When your backers include the New York Stock Exchange's parent company and you're raising at $20B, "we haven't figured out revenue yet" stops being a quirky startup answer. Fees are no longer optional. They're the entire pitch.

Meanwhile Kalshi, the main competitor, is already printing. $1.5B in annualized revenue, $22B valuation. Every month Polymarket ran zero-fee was essentially a customer acquisition subsidy for the whole industry, including rivals with better liquidity. That math doesn't work at scale.

Add the MLB deal, reportedly worth up to $300M, following earlier partnerships with NHL, MLS, and UFC. You cannot shake hands with major sports leagues while telling investors you're still workshopping monetization. The fee rollout isn't a pivot. It's the bill coming due.

Regulators Are Watching and They're Not Happy

The fee expansion landed the same week two separate bills dropped in the Senate. The Prediction Markets Are Gambling Act, co-sponsored by Schiff and Curtis, would block CFTC-registered platforms from listing sports contracts entirely. Senator Merkley went further with the STOP Corrupt Bets Act, targeting election, government action, and military contracts too.

Arizona's AG has filed criminal charges against Kalshi for allegedly running an unlicensed gambling business. Nevada courts have issued temporary injunctions against both Kalshi and Polymarket. This isn't scattered noise anymore. It's coordinated pressure across multiple jurisdictions.

Polymarket's own market on whether a sports ban passes in 2026 sits at 9.5%. So either the crowd genuinely thinks Congress won't get its act together, or nobody wants to bet against the platform they're using.

The Manipulation Thing Isn't Going Away

This is the part that should bother you more than the fees.

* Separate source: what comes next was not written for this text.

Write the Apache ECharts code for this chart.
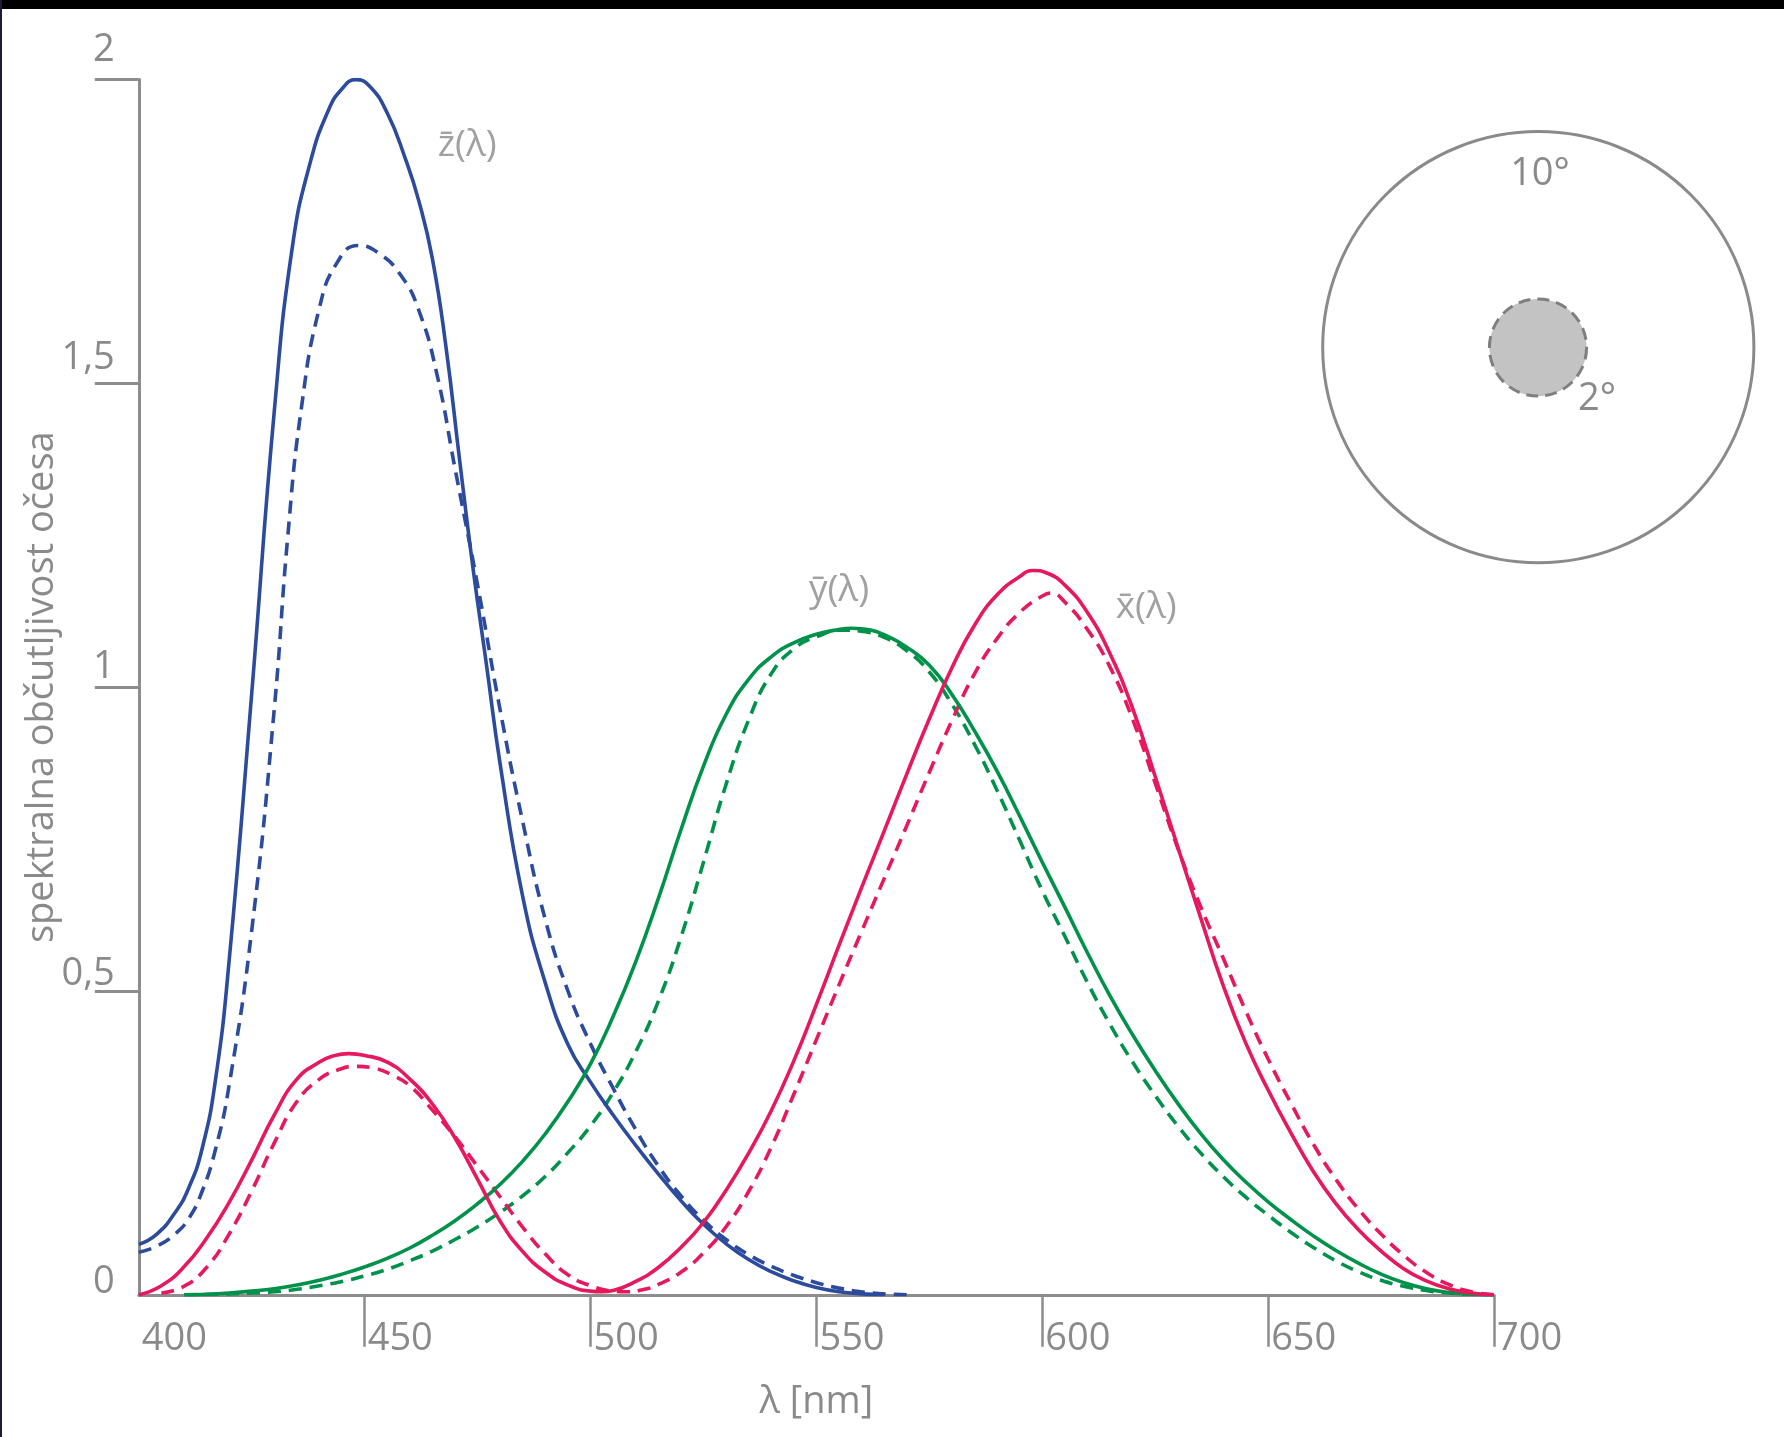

In January, a fresh wallet placed suspiciously precise bets on Maduro's arrest and walked away $400K richer before any public announcement. In March, six newly created wallets collectively netted $1.2M on contracts tied to coordinated US-Israeli strikes on Iran, hours before those strikes happened. Israeli authorities later arrested two individuals suspected of trading on classified military intelligence.

A Ukraine minerals deal market, $7M in volume, was settled "Yes" with no official confirmation. Users started calling it Polyscam.

One researcher documented that two whale addresses control more than half of all UMA voting power, the token used to resolve disputed markets. One address alone holds 7.5 million of the 20 million circulating UMA tokens. Ordinary users have essentially zero recourse.

Polymarket's response: a new Market Integrity Policy, plus surveillance partnerships with Palantir and TWG AI. Senator Schiff's response to that: "Stating a policy is not enough."

He's not wrong. A policy doc and some blockchain analytics don't fix a governance structure where a handful of wallets can determine how contested markets resolve.

So Where Does This Leave Us

Polymarket is threading a needle that might not exist. ICE wants data integration revenue. MLB wants audience growth. Congress wants regulatory authority. Users want zero fees and honest resolution.

At least two of those are directly incompatible. Probably three.

The zero-fee era was never sustainable. We all knew that. But the question now is whether the fee era is sustainable either, because DraftKings is building a prediction market division, FanDuel is partnering with CME Group, and both incumbents are reportedly deploying hundreds of millions into the space by end of year. If the sports ban passes, Polymarket's fastest growing category goes dark overnight.

Keeping geopolitics free is a hedge. It lets them tell regulators they're a forecasting utility with a public interest function, not a sportsbook with a whitepaper. Whether that framing holds up in a Senate hearing is another matter entirely.

Polymarket's own contracts price their existential risk at under 10%. Then again, asking Polymarket to accurately assess Polymarket's own fate is the kind of recursive joke that's only funny until it isn't.